Dr. Stafford: Oh, I like that. I'm going to try that out on my kids today.


Carrie Crimin: Yes, do it. Those are actually my two favorite sleep ones.


Dr. Stafford: Oh, that's wonderful. Well, thank you for that. [crosstalk 00:18:09]


Carrie Crimin: You're welcome. The one on your foot is also, my daughter used to have a hard time falling asleep. Sleep time is really big for worries and that point is really good for worries.


Dr. Stafford: That will be good for my oldest, I'm going to calm him down tonight.


Carrie Crimin: Yes.


Dr. Stafford: His little feet, he's going to love it.


Carrie Crimin: He will love it.


Dr. Stafford: He likes being massaged.


Carrie Crimin: There you go.


Dr. Stafford: I think he's going to love it. That's awesome. Well, Carrie, any other tips or advice that you'd like to share with our audience today?


Carrie Crimin: I think that, let's see, just letting parents know that there are a lot of ways to help their child heal.


Dr. Stafford: Yes.


Carrie Crimin: It doesn't have to be just one way. I think my biggest message for families, and what I like to tell people, is that the more things you have in your basket, the better. I love Western medicine and I love Eastern medicine and there are amazing things in both.


Dr. Stafford: Yes, that's great. I think the more people you have on your team to help your children, because it really does take a village.


Carrie Crimin: It does take a village.


Dr.

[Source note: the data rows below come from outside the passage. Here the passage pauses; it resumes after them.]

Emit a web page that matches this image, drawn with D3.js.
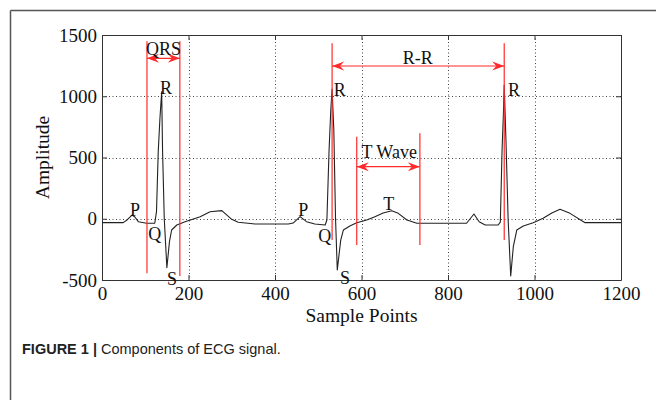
<!DOCTYPE html>
<html>
<head>
<meta charset="utf-8">
<script src="https://cdn.jsdelivr.net/npm/d3@7"></script>
<style>
  html, body { margin: 0; padding: 0; background: #fff; }
  svg { display: block; }
</style>
</head>
<body>
<svg id="chart" width="656" height="400"></svg>
<script>
// ---- Data ----
const sampleX = [0, 49, 58, 70, 76, 84, 103, 122, 126, 130, 134, 138, 140, 144, 150, 156, 161, 173, 192, 227, 250, 277, 300, 315, 354, 431, 442, 458, 473, 492, 516,
  520, 525, 529, 532, 536, 540, 544, 552, 558, 573, 589, 612, 631, 650, 670, 685, 705, 728, 843, 860, 872, 886, 916,
  921, 925, 928, 930, 934, 939, 945, 951, 959, 974, 997, 1020, 1040, 1059, 1082, 1117, 1200];
const amplitude = [-32, -32, -10, 31, 14, -24, -37, -37, 58, 547, 822, 1037, 560, -2, -400, -187, -92, -51, -24, 17, 57, 66, -5, -29, -43, -43, -35, 17, -24, -43, -51,
  -10, 560, 887, 1057, 724, -2, -418, -174, -92, -59, -32, -10, 17, 47, 66, 44, -10, -37, -37, 39, -24, -51, -51,
  -27, 560, 847, 1092, 643, -2, -467, -228, -92, -59, -32, 4, 47, 77, 44, -32, -32];

const xTicks = [0, 200, 400, 600, 800, 1000, 1200];
const yTicks = [-500, 0, 500, 1000, 1500];

// red marker lines: [x, yTop, yBottom]
const markerLines = [
  [104, 1449, -445], [180, 1449, -467],   // QRS
  [532, 1432, -174], [930, 1432, -174],   // R-R
  [589, 670, -214], [735, 697, -214]      // T wave
];
// double arrows: [x1, x2, y]
const arrows = [[104, 180, 1310], [532, 930, 1247], [589, 735, 425]];
// labels: [text, x, y, anchor]
const waveLabels = [
  ["R", 134, 1017, "start"], ["R", 536, 1002, "start"], ["R", 939, 1002, "start"],
  ["P", 65, 22, "start"], ["P", 454, 22, "start"],
  ["Q", 107, -173, "start"], ["Q", 500, -190, "start"],
  ["S", 150, -541, "start"], ["S", 550, -533, "start"],
  ["T", 650, 71, "start"],
  ["QRS", 142, 1337, "middle"], ["R-R", 730, 1263, "middle"], ["T Wave", 600, 496, "start"]
];

// ---- Layout ----
const svg = d3.select("#chart");
const L = 102, R = 621, T = 35, B = 280;
const x = d3.scaleLinear().domain([0, 1200]).range([L, R]);
const y = d3.scaleLinear().domain([-500, 1500]).range([B, T]);
const serif = "'Liberation Serif', 'Times New Roman', serif";

// outer frame (top + left)
svg.append("line").attr("x1", 10.5).attr("x2", 656).attr("y1", 10.5).attr("y2", 10.5)
  .attr("stroke", "#555").attr("stroke-width", 1.5);
svg.append("line").attr("x1", 10.5).attr("x2", 10.5).attr("y1", 10.5).attr("y2", 400)
  .attr("stroke", "#555").attr("stroke-width", 1.5);

// grid
const g = svg.append("g");
g.selectAll(".gx").data(xTicks.filter(d => d > 0 && d < 1200)).join("line")
  .attr("x1", d => Math.round(x(d)) + 0.5).attr("x2", d => Math.round(x(d)) + 0.5)
  .attr("y1", T).attr("y2", B)
  .attr("stroke", "#444").attr("stroke-dasharray", "1,2.5");
g.selectAll(".gy").data(yTicks.filter(d => d > -500 && d < 1500)).join("line")
  .attr("y1", d => Math.round(y(d)) + 0.5).attr("y2", d => Math.round(y(d)) + 0.5)
  .attr("x1", L).attr("x2", R)
  .attr("stroke", "#444").attr("stroke-dasharray", "1,2.5");

// axes (ticks inside, MATLAB box)
const fmt = d => String(d);
function styleAxis(sel) {
  sel.selectAll("path").attr("stroke", "#333");
  sel.selectAll("line").attr("stroke", "#333");
  sel.selectAll("text").attr("font-family", serif).attr("font-size", 19).attr("fill", "#111");
}
svg.append("g").attr("transform", `translate(0,${B})`)
  .call(d3.axisBottom(x).tickValues(xTicks).tickFormat(fmt).tickSizeInner(-5).tickSizeOuter(0).tickPadding(7))
  .call(styleAxis);
svg.append("g").attr("transform", `translate(${L},0)`)
  .call(d3.axisLeft(y).tickValues(yTicks).tickFormat(fmt).tickSizeInner(-5).tickSizeOuter(0).tickPadding(5))
  .call(styleAxis);
svg.append("g").attr("transform", `translate(0,${T})`)
  .call(d3.axisTop(x).tickValues(xTicks).tickSizeInner(-5).tickSizeOuter(0).tickFormat(""))
  .call(styleAxis);
svg.append("g").attr("transform", `translate(${R},0)`)
  .call(d3.axisRight(y).tickValues(yTicks).tickSizeInner(-5).tickSizeOuter(0).tickFormat(""))
  .call(styleAxis);
svg.selectAll(".domain").attr("fill", "none");

// axis titles
svg.append("text").attr("x", (L + R) / 2).attr("y", 322).attr("text-anchor", "middle")
  .attr("font-family", serif).attr("font-size", 19.5).attr("fill", "#111").text("Sample Points");
svg.append("text").attr("transform", `translate(49,${(T + B) / 2}) rotate(-90)`).attr("text-anchor", "middle")
  .attr("font-family", serif).attr("font-size", 19.5).attr("fill", "#111").text("Amplitude");

// ECG trace
const pts = sampleX.map((d, i) => [d, amplitude[i]]);
svg.append("path").datum(pts)
  .attr("d", d3.line().x(d => x(d[0])).y(d => y(d[1])))
  .attr("fill", "none").attr("stroke", "#222").attr("stroke-width", 1.1).attr("stroke-linejoin", "round");

// red markers
const red = "#ff2a2a";
svg.selectAll(".mk").data(markerLines).join("line")
  .attr("x1", d => x(d[0])).attr("x2", d => x(d[0]))
  .attr("y1", d => y(d[1])).attr("y2", d => y(d[2]))
  .attr("stroke", red).attr("stroke-width", 1.2);

function arrowHead(tx, ty, dir) {
  const len = 12, hw = 4.5, notch = 8;
  return `M${tx},${ty} L${tx - dir * len},${ty - hw} L${tx - dir * notch},${ty} L${tx - dir * len},${ty + hw} Z`;
}
arrows.forEach(a => {
  const x1 = x(a[0]), x2 = x(a[1]), yy = y(a[2]);
  svg.append("line").attr("x1", x1).attr("x2", x2).attr("y1", yy).attr("y2", yy)
    .attr("stroke", red).attr("stroke-width", 1.2);
  svg.append("path").attr("d", arrowHead(x1, yy, -1)).attr("fill", red);
  svg.append("path").attr("d", arrowHead(x2, yy, 1)).attr("fill", red);
});

// labels
svg.selectAll(".lb").data(waveLabels).join("text")
  .attr("x", d => x(d[1])).attr("y", d => y(d[2])).attr("text-anchor", d => d[3])
  .attr("font-family", serif).attr("font-size", 18).attr("fill", "#111").text(d => d[0]);

// caption
const cap = svg.append("text").attr("x", 22).attr("y", 354)
  .attr("font-family", "'Liberation Sans', Arial, sans-serif").attr("font-size", 14.5).attr("fill", "#222");
cap.append("tspan").attr("font-weight", "bold").text("FIGURE 1 | ");
cap.append("tspan").text("Components of ECG signal.");
</script>
</body>
</html>
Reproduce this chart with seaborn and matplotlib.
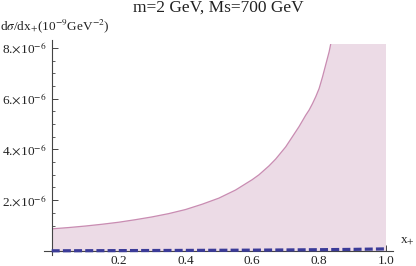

Stafford: [inaudible 00:19:18], Yes. That's great. Well, Carrie, thank you for coming in today.


Carrie Crimin: Thank you for having me.


Dr. Stafford: I appreciate it. A Little Owl Medicine and excellent website. I've seen your website and you have a little ... We didn't even talk about herbal medicine. Maybe you'll have to come back again to talk about herbal medicine.


Carrie Crimin: Oh, I would love that.


Dr. Stafford: I saw that on your website as well.


Carrie Crimin: Yes, we do. Kids can do or use herbs too.


Dr. Stafford: [crosstalk 00:19:41] for you. Mm-hmm?


Carrie Crimin: Yeah.


Dr. Stafford: Yeah. That's wonderful.


Carrie Crimin: Next time.


Dr. Stafford: Okay. For our listeners out there, remember to fill the world with smiles!